Время переформирования сил в органах НКВД аукнулось в тюрьмах некоторым затишьем следственного произвола — Берия утверждал в массах свой авторитет! Охорашивался, заигрывал перед народом, выдавая себя за кристально чистого рыцаря-чекиста, беспощадного к проявлениям превышения власти, стоящего на страже социалистической законности.
В последние месяцы тридцать восьмого года подрастряслись и разгрузились «Кресты»… Поубавилось народу в камерах. Все чаще раздавалась команда «с вещами!». В одиночках, где совсем недавно сидело десять-двенадцать человек, теперь осталось шесть-семь… Кое-кому, под шумок, удалось выскочить и на свободу.
Случаи освобождения из тюрем центральная пресса расписывала как результат своевременного вмешательства партии и правительства, положивших конец преступным действиям врага народа Ежова и его приспешников.
Газеты с чудовищным цинизмом уверяли своих читателей в том, что они имеют счастье жить в том единственном в мире справедливом социалистическом обществе, где клевета и оговор обречены, где честь и личные свободы граждан надежно защищены самой гуманной в мире Сталинской конституцией!
Тем самым народу внушалось, что невиновные выпущены или будут выпущены в ближайшее время (их дела пересматриваются), а все те, кто остаются сидеть в тюрьмах, отправлены в лагеря или расстреляны — действительно враги народа.
Наконец и на одну из моих жалоб-протестов «пал выигрыш»— меня вызвали к тюремному врачу.
— Ну, здравствуй, поэт! Рада тебя снова видеть, раздевайся. Показывай свои синяки-шишки.
— Какие шишки? — не понял я.
— Ты же писал, что тебя били?.. Показывай следы избиений, переломов, увечий… В общем, всего, что оставило следы на теле.

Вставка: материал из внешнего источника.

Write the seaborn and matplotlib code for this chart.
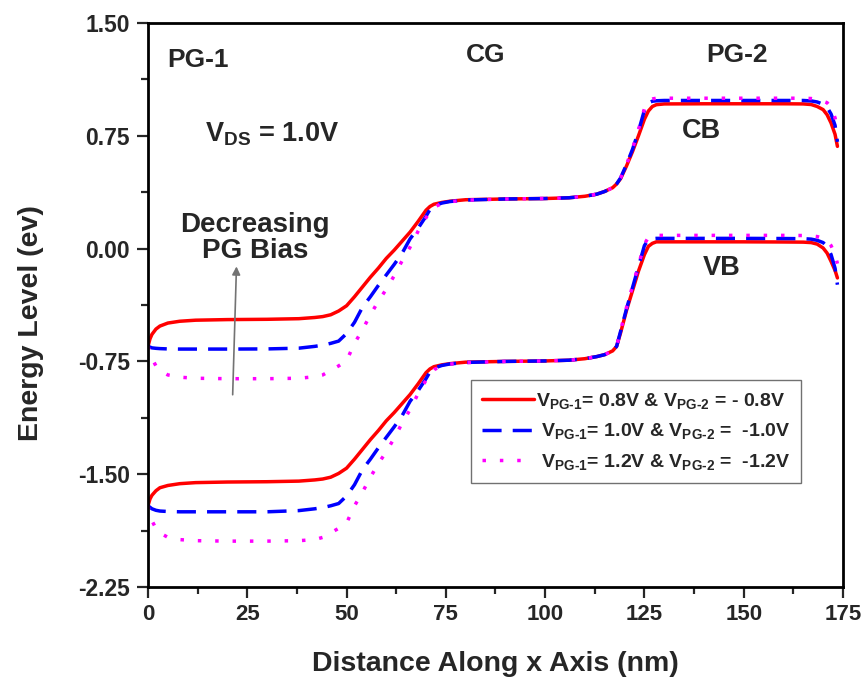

— Увечий пока, слава богу, не было, а что касается всего остального… Вам надо было свидетельствовать месяцев восемь назад. Вы вчерашний день ищете, доктор.
— Успокойся, поэт, и не огорчайся. Все, кто бил тебя, сами давно сидят!
— А мне какая от этого радость? Они сидят, и я сижу.
— Дурной какой! Это же хорошо, что долго сидишь… Хороший признак!.. Значит, не знают, что делать с тобой: выпускать — не выпускать. Глядишь, и на волю выскочишь!.. Чем черт не шутит. Сейчас все может быть. В крайнем случае, получишь лет пять, ты молодой, у тебя вся жизнь впереди. Поедешь на Колыму — там апельсины растут… Не унывай, поэт!
Королева снов моих, моя богиня сегодня благосклонна ко мне, она явно кокетничает, играет, как кошка беспомощным мышонком. Я прощаю ей все и не протестую. Мне приятно…
Мы уже знакомы. Больше того, по-моему, у нас «роман». К сожалению, платонический.